Setelah melalui berbagai penyelidikan selama delapan tahun, pada 18-19 November 2016, komite medis dari Dewan Medis Internasional Lourdes menyatakan bahwa penyembuhan yang dialami Suster Moriau “tidak dapat dijelaskan secara ilmiah pada saat ini”. Kepala komite medis, Alessandro de Franciscis mengatakan, “Suster Moriau sekarang memiliki kehidupan yang normal.”
Selang dua tahun kemudian, tepatnya Minggu, 12 Februari 2018, Uskup Beauvais Mgr Jacques Benoit-Gonin mengumumkan bahwa penyembuhan yang dialami Suster Moriau sebuah mukjizat. Ia juga menyatakan, ini merupakan mukjizat ke-70 yang mengalir dari Lourdes. Mukjizat ini juga menjadi penanda peringatan 160 tahun penampakan Bunda Maria kepada gadis berusia 14 tahun, Bernadette Soubirous di Lourdes.

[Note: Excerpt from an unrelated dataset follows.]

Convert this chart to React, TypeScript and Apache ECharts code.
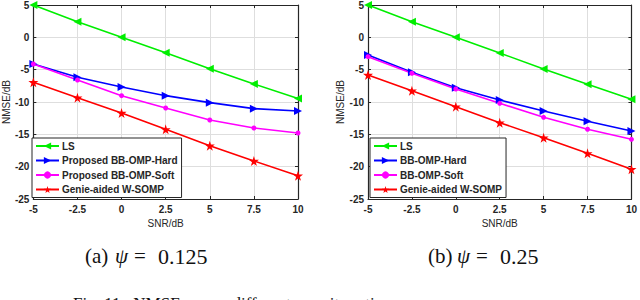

Mukjizat terakhir di Lourdes yang telah diakui Gereja diumumkan pada 2013. Seorang perempuan asal Italia mengalami penyembuhan dari penyakit tekanan darah tinggi akut setelah berziarah ke Lourdes pada 1989.
Allah Hadir
Sejak awal, Suster Moriau tak mau penyembuhan yang ia alami disebut-sebut sebagai sebuah mukjizat. “Hanya Gereja yang bisa mengatakan ini sebuah mukjizat.” Ia pun selalu mengatakan bahwa yang ia alami adalah sebuah penyembuhan dari Lourdes. “Ya, saya selalu menghubungkan penyembuhan ini dengan segala sesuatu di Lourdes. Setelah kembali dari Lourdes, saya sungguh mengalami kehadiran Allah dalam setiap perayaan Ekaristi dan adorasi.”
Kini, Suster Moriau telah sehat. Ia bisa melangkahkan kaki-kakinya secara normal. Ia juga masih berkarya dengan mengunjungi dan menguatkan mereka yang menderita sakit. Semua rahmat mukjizat yang diperoleh, ia taburkan bagi orang sakit dan demi kemuliaan Allah.